┌──
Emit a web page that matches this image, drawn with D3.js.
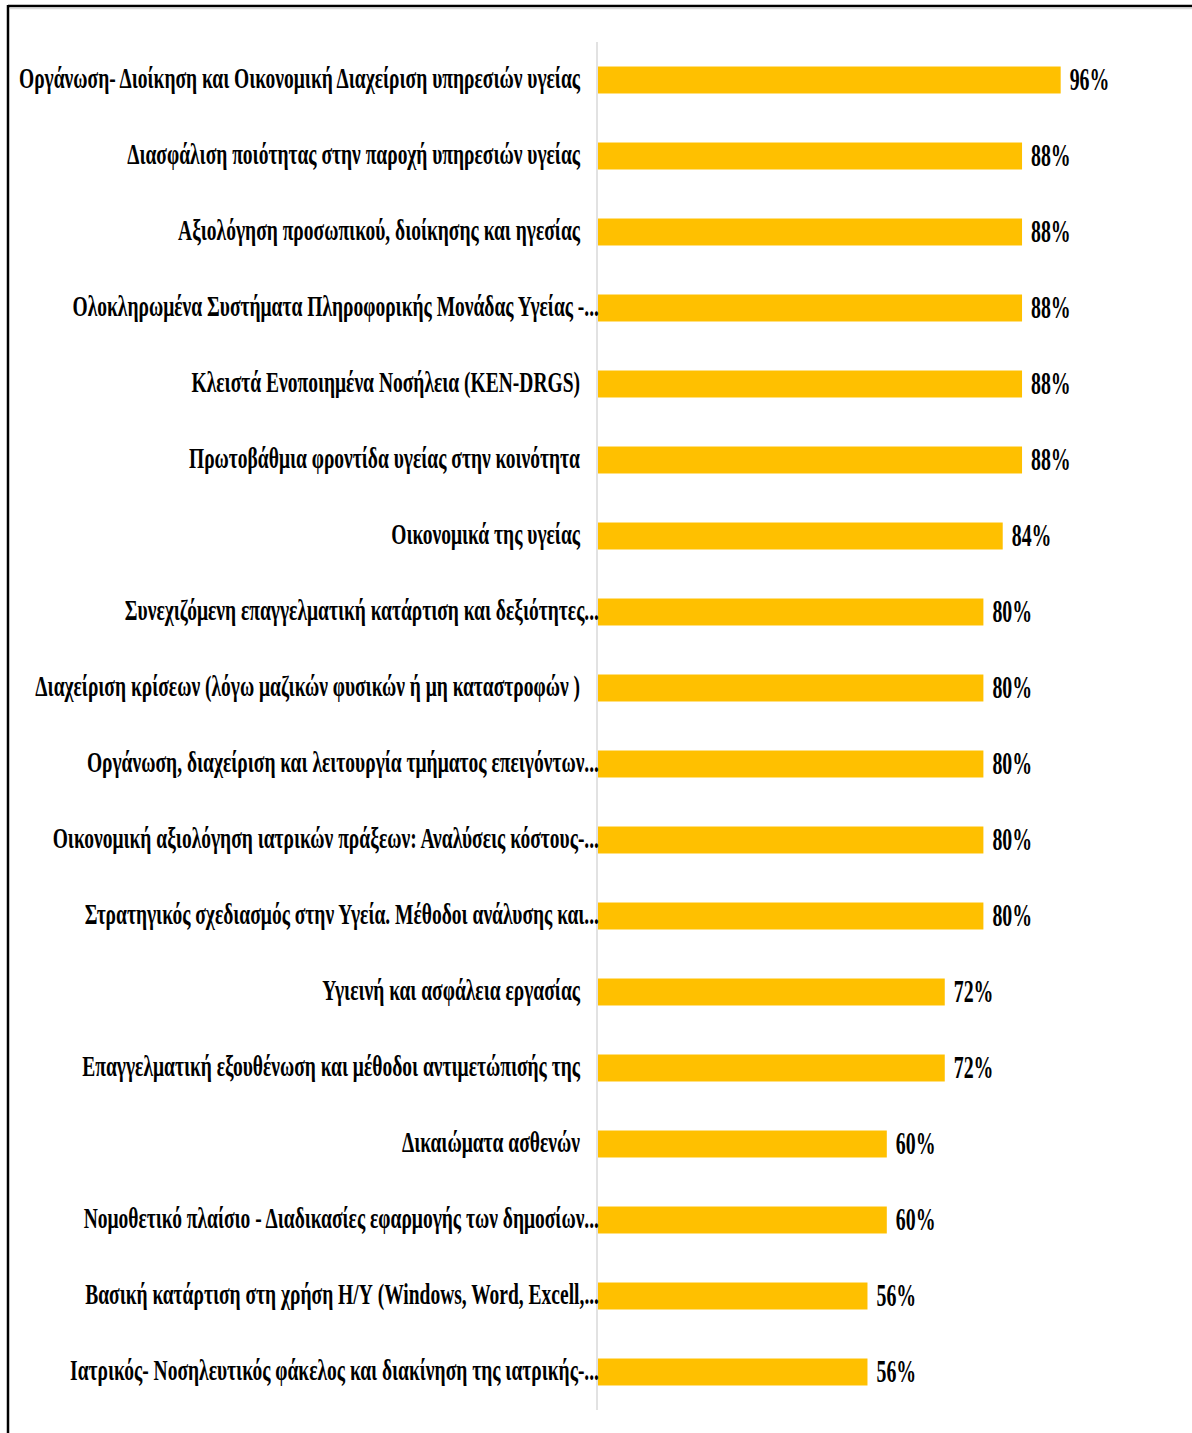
<!DOCTYPE html>
<html>
<head>
<meta charset="utf-8">
<script src="https://cdn.jsdelivr.net/npm/d3@7"></script>
<style>
  html, body { margin: 0; padding: 0; background: #fff; }
  svg { display: block; }
  .lbl { font-family: "Liberation Serif", "Times New Roman", serif; font-weight: bold; fill: #000; }
</style>
</head>
<body>
<svg id="chart" width="1192" height="1433"></svg>
<script>
// Training needs by subject area (share of respondents)
const categories = [
  "Οργάνωση- Διοίκηση και Οικονομική Διαχείριση υπηρεσιών υγείας",
  "Διασφάλιση ποιότητας στην παροχή υπηρεσιών υγείας",
  "Αξιολόγηση προσωπικού, διοίκησης και ηγεσίας",
  "Ολοκληρωμένα Συστήματα Πληροφορικής Μονάδας Υγείας -...",
  "Κλειστά Ενοποιημένα Νοσήλεια (ΚΕΝ-DRGS)",
  "Πρωτοβάθμια φροντίδα υγείας στην κοινότητα",
  "Οικονομικά της υγείας",
  "Συνεχιζόμενη επαγγελματική κατάρτιση και δεξιότητες...",
  "Διαχείριση κρίσεων (λόγω μαζικών φυσικών ή μη καταστροφών )",
  "Οργάνωση, διαχείριση και λειτουργία τμήματος επειγόντων...",
  "Οικονομική αξιολόγηση ιατρικών πράξεων: Αναλύσεις κόστους-...",
  "Στρατηγικός σχεδιασμός στην Υγεία. Μέθοδοι ανάλυσης και...",
  "Υγιεινή και ασφάλεια εργασίας",
  "Επαγγελματική εξουθένωση και μέθοδοι αντιμετώπισής της",
  "Δικαιώματα ασθενών",
  "Νομοθετικό πλαίσιο - Διαδικασίες εφαρμογής των δημοσίων...",
  "Βασική κατάρτιση στη χρήση Η/Υ (Windows, Word, Excell,...",
  "Ιατρικός- Νοσηλευτικός φάκελος και διακίνηση της ιατρικής-..."
];
const values = [96, 88, 88, 88, 88, 88, 84, 80, 80, 80, 80, 80, 72, 72, 60, 60, 56, 56];

const svg = d3.select("#chart");

// Frame: heavy top/left border with a faint inner shadow line
svg.append("line").attr("x1", 8).attr("x2", 1192).attr("y1", 6).attr("y2", 6)
  .attr("stroke", "#000").attr("stroke-width", 2.5);
svg.append("line").attr("x1", 10).attr("x2", 1192).attr("y1", 8.5).attr("y2", 8.5)
  .attr("stroke", "#d9d9d9").attr("stroke-width", 1.5);
svg.append("line").attr("x1", 8).attr("x2", 8).attr("y1", 5).attr("y2", 1433)
  .attr("stroke", "#000").attr("stroke-width", 2.5);

const x0 = 597;
const x = d3.scaleLinear().domain([0, 100]).range([x0, x0 + 483]);
const y = d3.scaleBand().domain(categories).range([42, 1410]).paddingInner(0.645).paddingOuter(0.3225);

// Category axis line
svg.append("line").attr("x1", x0).attr("x2", x0).attr("y1", 42).attr("y2", 1410)
  .attr("stroke", "#d9d9d9").attr("stroke-width", 1.5);

// Bars
svg.append("g").selectAll("rect").data(categories).join("rect")
  .attr("x", x(0) + 1)
  .attr("y", d => y(d))
  .attr("width", (d, i) => x(values[i]) - x(0) - 1)
  .attr("height", y.bandwidth())
  .attr("fill", "#FFC000");

// Category labels, right aligned against the axis (condensed)
svg.append("g").selectAll("text").data(categories).join("text")
  .attr("class", "lbl")
  .attr("font-size", 30)
  .attr("text-anchor", "end")
  .attr("transform", d => {
    const xr = d.endsWith("...") ? 599 : 580;
    return `translate(${xr},${y(d) + y.bandwidth() / 2 + 8}) scale(0.65,1)`;
  })
  .text(d => d);

// Value labels
svg.append("g").selectAll("text").data(categories).join("text")
  .attr("class", "lbl")
  .attr("font-size", 31)
  .attr("transform", (d, i) => `translate(${x(values[i]) + 9},${y(d) + y.bandwidth() / 2 + 9.5}) scale(0.64,1)`)
  .text((d, i) => values[i] + "%");
</script>
</body>
</html>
└──
## [SHORT PROBLEM]
All the lines above are to be given again exactly as they read, with the pictures removed.

## [THE COMPLETED TASK]
Emit a web page that matches this image, drawn with D3.js.
<!DOCTYPE html>
<html>
<head>
<meta charset="utf-8">
<script src="https://cdn.jsdelivr.net/npm/d3@7"></script>
<style>
  html, body { margin: 0; padding: 0; background: #fff; }
  svg { display: block; }
  .lbl { font-family: "Liberation Serif", "Times New Roman", serif; font-weight: bold; fill: #000; }
</style>
</head>
<body>
<svg id="chart" width="1192" height="1433"></svg>
<script>
// Training needs by subject area (share of respondents)
const categories = [
  "Οργάνωση- Διοίκηση και Οικονομική Διαχείριση υπηρεσιών υγείας",
  "Διασφάλιση ποιότητας στην παροχή υπηρεσιών υγείας",
  "Αξιολόγηση προσωπικού, διοίκησης και ηγεσίας",
  "Ολοκληρωμένα Συστήματα Πληροφορικής Μονάδας Υγείας -...",
  "Κλειστά Ενοποιημένα Νοσήλεια (ΚΕΝ-DRGS)",
  "Πρωτοβάθμια φροντίδα υγείας στην κοινότητα",
  "Οικονομικά της υγείας",
  "Συνεχιζόμενη επαγγελματική κατάρτιση και δεξιότητες...",
  "Διαχείριση κρίσεων (λόγω μαζικών φυσικών ή μη καταστροφών )",
  "Οργάνωση, διαχείριση και λειτουργία τμήματος επειγόντων...",
  "Οικονομική αξιολόγηση ιατρικών πράξεων: Αναλύσεις κόστους-...",
  "Στρατηγικός σχεδιασμός στην Υγεία. Μέθοδοι ανάλυσης και...",
  "Υγιεινή και ασφάλεια εργασίας",
  "Επαγγελματική εξουθένωση και μέθοδοι αντιμετώπισής της",
  "Δικαιώματα ασθενών",
  "Νομοθετικό πλαίσιο - Διαδικασίες εφαρμογής των δημοσίων...",
  "Βασική κατάρτιση στη χρήση Η/Υ (Windows, Word, Excell,...",
  "Ιατρικός- Νοσηλευτικός φάκελος και διακίνηση της ιατρικής-..."
];
const values = [96, 88, 88, 88, 88, 88, 84, 80, 80, 80, 80, 80, 72, 72, 60, 60, 56, 56];

const svg = d3.select("#chart");

// Frame: heavy top/left border with a faint inner shadow line
svg.append("line").attr("x1", 8).attr("x2", 1192).attr("y1", 6).attr("y2", 6)
  .attr("stroke", "#000").attr("stroke-width", 2.5);
svg.append("line").attr("x1", 10).attr("x2", 1192).attr("y1", 8.5).attr("y2", 8.5)
  .attr("stroke", "#d9d9d9").attr("stroke-width", 1.5);
svg.append("line").attr("x1", 8).attr("x2", 8).attr("y1", 5).attr("y2", 1433)
  .attr("stroke", "#000").attr("stroke-width", 2.5);

const x0 = 597;
const x = d3.scaleLinear().domain([0, 100]).range([x0, x0 + 483]);
const y = d3.scaleBand().domain(categories).range([42, 1410]).paddingInner(0.645).paddingOuter(0.3225);

// Category axis line
svg.append("line").attr("x1", x0).attr("x2", x0).attr("y1", 42).attr("y2", 1410)
  .attr("stroke", "#d9d9d9").attr("stroke-width", 1.5);

// Bars
svg.append("g").selectAll("rect").data(categories).join("rect")
  .attr("x", x(0) + 1)
  .attr("y", d => y(d))
  .attr("width", (d, i) => x(values[i]) - x(0) - 1)
  .attr("height", y.bandwidth())
  .attr("fill", "#FFC000");

// Category labels, right aligned against the axis (condensed)
svg.append("g").selectAll("text").data(categories).join("text")
  .attr("class", "lbl")
  .attr("font-size", 30)
  .attr("text-anchor", "end")
  .attr("transform", d => {
    const xr = d.endsWith("...") ? 599 : 580;
    return `translate(${xr},${y(d) + y.bandwidth() / 2 + 8}) scale(0.65,1)`;
  })
  .text(d => d);

// Value labels
svg.append("g").selectAll("text").data(categories).join("text")
  .attr("class", "lbl")
  .attr("font-size", 31)
  .attr("transform", (d, i) => `translate(${x(values[i]) + 9},${y(d) + y.bandwidth() / 2 + 9.5}) scale(0.64,1)`)
  .text((d, i) => values[i] + "%");
</script>
</body>
</html>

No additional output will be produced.